Every now and then, a health paper touts the health advantages of consuming alcohol, which is always reassuring, especially when you’re suffering a headache from being grossly overserved the night before. However, there is some truth to beer’s health advantages. A recent study suggests that drinking about a pint every day in a week may help prevent the fatal consequences of cardiovascular disease (CVD).
Emmanuela Gakidou, senior director of organisational development and training at the University of Washington’s Institute for Health Metrics and Evaluation, mentioned that this study applies to people who already have CVD. According to the research author Chengyi Ding, “Our findings imply that patients with CVD may not need to quit drinking to avoid more heart attacks, strokes, or angina, but they may want to consider decreasing their weekly alcohol intake because it is linked to an increased risk of acquiring other diseases, people with CVD who do not drink should not be urged to start."
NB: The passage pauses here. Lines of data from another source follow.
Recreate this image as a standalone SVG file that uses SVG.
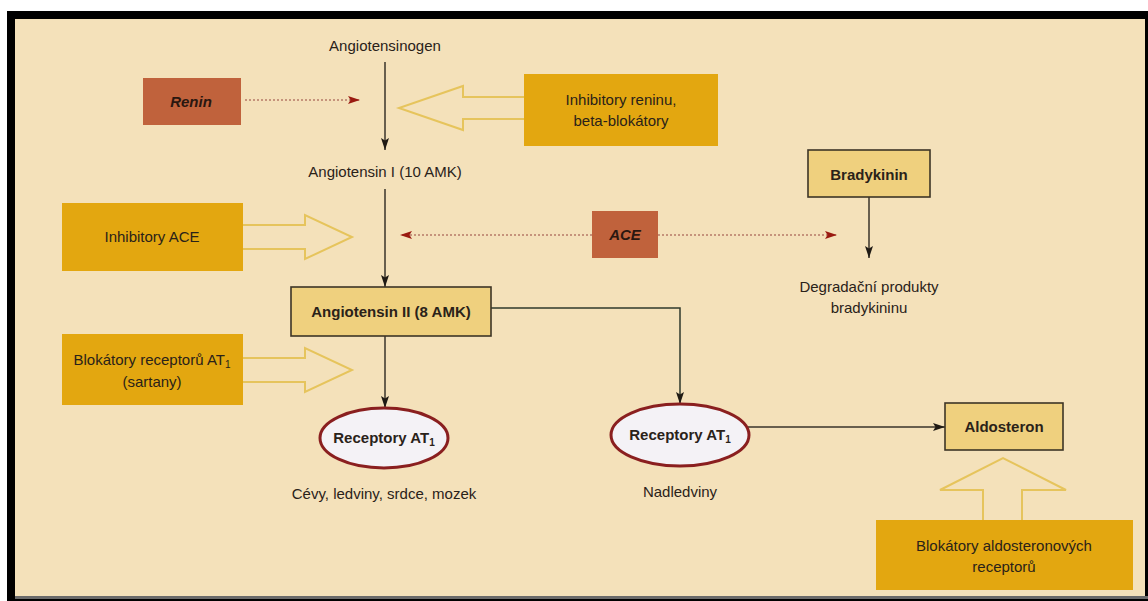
<svg xmlns="http://www.w3.org/2000/svg" width="1148" height="601" viewBox="0 0 1148 601">
<defs>
<style>
.t{font-family:"Liberation Sans",Arial,sans-serif;font-size:15px;fill:#2a2219;text-anchor:middle}
.b{font-weight:bold}
.bi{font-weight:bold;font-style:italic;fill:#2a1710}
.drug{fill:#e3a710}
.enz{fill:#c0623c}
.sub{fill:#efd07e;stroke:#3d3526;stroke-width:1.6}
.rec{fill:#f4f2f6;stroke:#8a1f1f;stroke-width:3}
.ln{fill:none;stroke:#3a332a;stroke-width:1.5}
.dot{fill:none;stroke:#b57a68;stroke-width:1.3;stroke-dasharray:2 2}
.hol{fill:none;stroke:#e6c45c;stroke-width:2;stroke-linejoin:miter}
</style>
<marker id="ah" viewBox="0 0 12 8" refX="12" refY="4" markerWidth="12" markerHeight="9" orient="auto" markerUnits="userSpaceOnUse">
<path d="M0,0 L12,4 L0,8 L2.5,4 z" fill="#1f1a14"/>
</marker>
<marker id="ahr" viewBox="0 0 12 8" refX="12" refY="4" markerWidth="12" markerHeight="9" orient="auto" markerUnits="userSpaceOnUse">
<path d="M0,0 L12,4 L0,8 L2.5,4 z" fill="#9a1a10"/>
</marker>
</defs>

<rect x="0" y="0" width="1148" height="601" fill="#ffffff"/>
<rect x="7" y="11" width="1141" height="590" fill="#000000"/>
<rect x="15" y="19" width="1130" height="577" fill="#f4e1ba"/>
<rect x="15" y="596" width="1133" height="3" fill="#6a6a6a"/>

<g id="connectors">
<line class="ln" x1="385" y1="62" x2="385" y2="150" marker-end="url(#ah)"/>
<line class="ln" x1="385" y1="189" x2="385" y2="287" marker-end="url(#ah)"/>
<line class="ln" x1="385" y1="336" x2="385" y2="408" marker-end="url(#ah)"/>
<polyline class="ln" points="491,308 680,308 680,404" marker-end="url(#ah)" style="stroke:#2f3a2c"/>
<line class="ln" x1="748" y1="427" x2="945" y2="427" marker-end="url(#ah)"/>
<line class="ln" x1="869" y1="197" x2="869" y2="258" marker-end="url(#ah)"/>
<line class="dot" x1="245" y1="100" x2="360" y2="100" marker-end="url(#ahr)"/>
<line class="dot" x1="592" y1="235" x2="400" y2="235" marker-end="url(#ahr)"/>
<line class="dot" x1="658" y1="235" x2="837" y2="235" marker-end="url(#ahr)"/>
<path class="hol" d="M524,97 L463,97 L463,86 L399,108 L463,130 L463,119 L524,119"/>
<path class="hol" d="M243,225 L305,225 L305,215 L352,237 L305,259 L305,249 L243,249"/>
<path class="hol" d="M243,358 L305,358 L305,348 L352,370 L305,392 L305,382 L243,382"/>
<path class="hol" d="M983,520 L983,490 L940,490 L1003,458 L1066,490 L1022,490 L1022,520"/>
</g>

<g id="angiotensinogen">
<text class="t" x="385" y="51">Angiotensinogen</text>
</g>
<g id="renin">
<rect class="enz" x="143" y="78" width="98" height="47"/>
<text class="t bi" x="191" y="107">Renin</text>
</g>
<g id="inhibitory-reninu">
<rect class="drug" x="524" y="74" width="194" height="72"/>
<text class="t" x="621" y="105">Inhibitory reninu,</text>
<text class="t" x="621" y="126">beta-blokátory</text>
</g>
<g id="angiotensin-i">
<text class="t" x="385" y="177">Angiotensin I (10 AMK)</text>
</g>
<g id="bradykinin">
<rect class="sub" x="808" y="150" width="122" height="47"/>
<text class="t b" x="869" y="180">Bradykinin</text>
</g>
<g id="inhibitory-ace">
<rect class="drug" x="62" y="203" width="181" height="68"/>
<text class="t" x="152" y="242">Inhibitory ACE</text>
</g>
<g id="ace">
<rect class="enz" x="592" y="211" width="66" height="47"/>
<text class="t bi" x="625" y="240">ACE</text>
</g>
<g id="degradacni-produkty">
<text class="t" x="869" y="292">Degradační produkty</text>
<text class="t" x="869" y="313">bradykininu</text>
</g>
<g id="angiotensin-ii">
<rect class="sub" x="291" y="287" width="200" height="49"/>
<text class="t b" x="391" y="317">Angiotensin II (8 AMK)</text>
</g>
<g id="blokatory-at1">
<rect class="drug" x="62" y="334" width="181" height="71"/>
<text class="t" x="152" y="365">Blokátory receptorů AT<tspan font-size="10" dy="3">1</tspan></text>
<text class="t" x="152" y="387">(sartany)</text>
</g>
<g id="receptory-at1-a">
<ellipse class="rec" cx="384" cy="438" rx="64" ry="30"/>
<text class="t b" x="384" y="443">Receptory AT<tspan font-size="10" dy="3">1</tspan></text>
<text class="t" x="384" y="499">Cévy, ledviny, srdce, mozek</text>
</g>
<g id="receptory-at1-b">
<ellipse class="rec" cx="680" cy="435" rx="69" ry="31"/>
<text class="t b" x="680" y="440">Receptory AT<tspan font-size="10" dy="3">1</tspan></text>
<text class="t" x="680" y="497">Nadledviny</text>
</g>
<g id="aldosteron">
<rect class="sub" x="945" y="403" width="118" height="47"/>
<text class="t b" x="1004" y="432">Aldosteron</text>
</g>
<g id="blokatory-aldosteron">
<rect class="drug" x="876" y="520" width="257" height="70"/>
<text class="t" x="1004" y="551">Blokátory aldosteronových</text>
<text class="t" x="1004" y="572">receptorů</text>
</g>
</svg>
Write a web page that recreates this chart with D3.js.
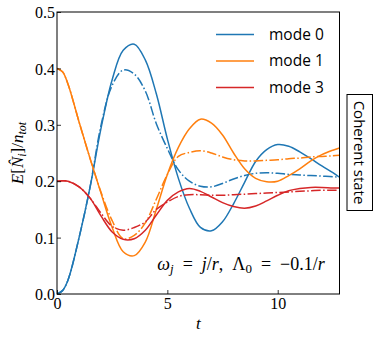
<!DOCTYPE html>
<html><head><meta charset="utf-8">
<script src="https://cdn.jsdelivr.net/npm/d3@7"></script>
<style>
html,body{margin:0;padding:0;background:#fff;}
svg{display:block;}
.serif{font-family:'Liberation Serif','Times New Roman',serif;}
.sans{font-family:'Open Sans',sans-serif;}
</style></head>
<body>
<svg id="chart" width="374" height="339"></svg>
<script>
const times = [0,0.25,0.5,1,1.5,2,2.5,3,3.5,4,4.5,5,5.5,6,6.5,7,7.5,8,8.5,9,9.5,10,10.5,11,11.5,12,12.5,12.8];
const mode0Solid = [0,0.006,0.025,0.1,0.19,0.295,0.38,0.432,0.443,0.415,0.355,0.275,0.205,0.152,0.118,0.112,0.128,0.16,0.198,0.235,0.256,0.265,0.262,0.252,0.24,0.227,0.215,0.207];
const mode0Dash  = [0,0.006,0.025,0.1,0.19,0.3,0.37,0.397,0.39,0.36,0.302,0.258,0.22,0.2,0.191,0.19,0.196,0.204,0.21,0.214,0.215,0.214,0.212,0.211,0.21,0.209,0.208,0.207];
const mode1Solid = [0.4,0.394,0.372,0.305,0.24,0.178,0.118,0.075,0.068,0.092,0.15,0.212,0.26,0.293,0.31,0.303,0.282,0.25,0.222,0.205,0.199,0.2,0.21,0.222,0.236,0.247,0.255,0.259];
const mode1Dash  = [0.4,0.394,0.372,0.305,0.24,0.18,0.13,0.098,0.104,0.126,0.168,0.212,0.244,0.251,0.254,0.25,0.243,0.238,0.236,0.236,0.237,0.238,0.24,0.241,0.243,0.244,0.245,0.246];
const mode3Solid = [0.2,0.201,0.2,0.19,0.17,0.138,0.11,0.097,0.098,0.113,0.14,0.166,0.181,0.187,0.182,0.172,0.162,0.155,0.152,0.156,0.165,0.175,0.183,0.187,0.189,0.189,0.188,0.188];
const mode3Dash  = [0.2,0.201,0.2,0.19,0.17,0.143,0.12,0.113,0.118,0.128,0.15,0.163,0.173,0.176,0.176,0.175,0.175,0.176,0.177,0.178,0.179,0.18,0.181,0.182,0.183,0.184,0.184,0.184];
const legendLabels = ["mode 0","mode 1","mode 3"];
const xTicks = [0,5,10];
const yTicks = [0.0,0.1,0.2,0.3,0.4,0.5];

const colors = ["#1f77b4","#ff7f0e","#d62728"];
const DD = "9.6,2.4,1.5,2.4";
const series = [
  {v:mode0Solid,c:0,dash:null},{v:mode0Dash,c:0,dash:DD},
  {v:mode1Solid,c:1,dash:null},{v:mode1Dash,c:1,dash:DD},
  {v:mode3Solid,c:2,dash:null},{v:mode3Dash,c:2,dash:DD}
];

const L=57, R=339.5, T=12, B=294;
const svg = d3.select("#chart");
const x = d3.scaleLinear().domain([0,12.8]).range([L,R]);
const y = d3.scaleLinear().domain([0,0.5]).range([B,T]);

svg.append("clipPath").attr("id","clip").append("rect")
  .attr("x",L).attr("y",T).attr("width",R-L).attr("height",B-T);

const line = d3.line().x((d,i)=>x(times[i])).y(d=>y(d)).curve(d3.curveCatmullRom.alpha(0.5));
const g = svg.append("g").attr("clip-path","url(#clip)");
series.forEach(s=>{
  g.append("path").attr("d",line(s.v)).attr("fill","none")
   .attr("stroke",colors[s.c]).attr("stroke-width",1.5)
   .attr("stroke-dasharray",s.dash);
});

const xAxis = d3.axisBottom(x).tickValues(xTicks).tickSizeInner(-4).tickSizeOuter(0).tickFormat(d3.format("d"));
const xa = svg.append("g").attr("transform",`translate(0,${B})`).call(xAxis);
const yAxis = d3.axisLeft(y).tickValues(yTicks).tickSizeInner(-4).tickSizeOuter(0).tickFormat(d3.format(".1f"));
const ya = svg.append("g").attr("transform",`translate(${L},0)`).call(yAxis);
[xa,ya].forEach(a=>{
  a.attr("font-family",null).attr("font-size",null);
  a.select(".domain").remove();
  a.selectAll("text").attr("class","serif").style("font-size","16px").attr("fill","#000");
  a.selectAll("line").attr("stroke","#000").attr("stroke-width",0.8);
});
xa.selectAll("text").attr("y",4).attr("dy","0.71em");
ya.selectAll("text").attr("x",-2).attr("dy","0.35em");

svg.append("rect").attr("x",L).attr("y",T).attr("width",R-L).attr("height",B-T)
  .attr("fill","none").attr("stroke","#000").attr("stroke-width",1);

svg.append("text").attr("class","serif").attr("x",(L+R)/2).attr("y",329).attr("text-anchor","middle")
  .style("font-size","17px").attr("font-style","italic").text("t");

const yl = svg.append("text").attr("class","serif").attr("transform",`translate(23,${(T+B)/2}) rotate(-90)`)
  .attr("text-anchor","middle").style("font-size","17px");
yl.append("tspan").attr("font-style","italic").text("E");
yl.append("tspan").text("[");
yl.append("tspan").attr("font-style","italic").text("N\u0302");
yl.append("tspan").attr("font-style","italic").style("font-size","12px").attr("dy",3).text("i");
yl.append("tspan").attr("dy",-3).text("]/");
yl.append("tspan").attr("font-style","italic").text("n");
yl.append("tspan").attr("font-style","italic").style("font-size","12px").attr("dy",3).text("tot");

const an = svg.append("text").attr("class","serif").attr("x",241).attr("y",270).attr("text-anchor","middle")
  .style("font-size","18px");
an.append("tspan").attr("font-style","italic").text("ω");
an.append("tspan").attr("font-style","italic").style("font-size","13px").attr("dy",3).text("j");
an.append("tspan").attr("dy",-3).text("\u2002=\u2002");
an.append("tspan").attr("font-style","italic").text("j");
an.append("tspan").text("/");
an.append("tspan").attr("font-style","italic").text("r");
an.append("tspan").text(",\u2002Λ");
an.append("tspan").style("font-size","13px").attr("dy",3).text("0");
an.append("tspan").attr("dy",-3).text("\u2002=\u2002−0.1/");
an.append("tspan").attr("font-style","italic").text("r");

const legY = [34.5,61,87.5];
legendLabels.forEach((lab,i)=>{
  svg.append("line").attr("x1",216).attr("x2",254).attr("y1",legY[i]).attr("y2",legY[i])
    .attr("stroke",colors[i]).attr("stroke-width",1.5);
  svg.append("text").attr("class","sans").attr("x",269).attr("y",legY[i]).attr("dy","0.35em")
    .style("font-size","15.5px").attr("fill","#000").text(lab);
});

svg.append("rect").attr("x",347).attr("y",94.5).attr("width",25.5).attr("height",116)
  .attr("fill","#fff").attr("stroke","#000").attr("stroke-width",1);
svg.append("text").attr("class","sans").attr("transform","translate(359.5,152.5) rotate(90)")
  .attr("text-anchor","middle").attr("dy","0.35em")
  .style("font-size","15px").attr("fill","#000").text("Coherent state");
</script>
</body></html>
According to University College London experts, consuming up to 105 grammes of alcohol per week is associated with a lower risk of heart attack, stroke, angina, or mortality in those with CVD. This equates to 13 UK units of alcohol, which is less than six pints of medium-strength beer or slightly more than a bottle of wine.
The authors calculated the risk for 48,423 individuals with CVD using data from the UK Biobank, the Health Survey for England, the Scottish Health Survey, and 12 prior research. The researchers also discovered that increasing alcohol intake, up to 62 grammes per day, was not related to an increased risk of recurrent heart attack or mortality, when compared to no alcohol consumption.
But even so, the study’s authors were careful to point out that they are not encouraging patients with CVD to start drinking, if they haven’t already.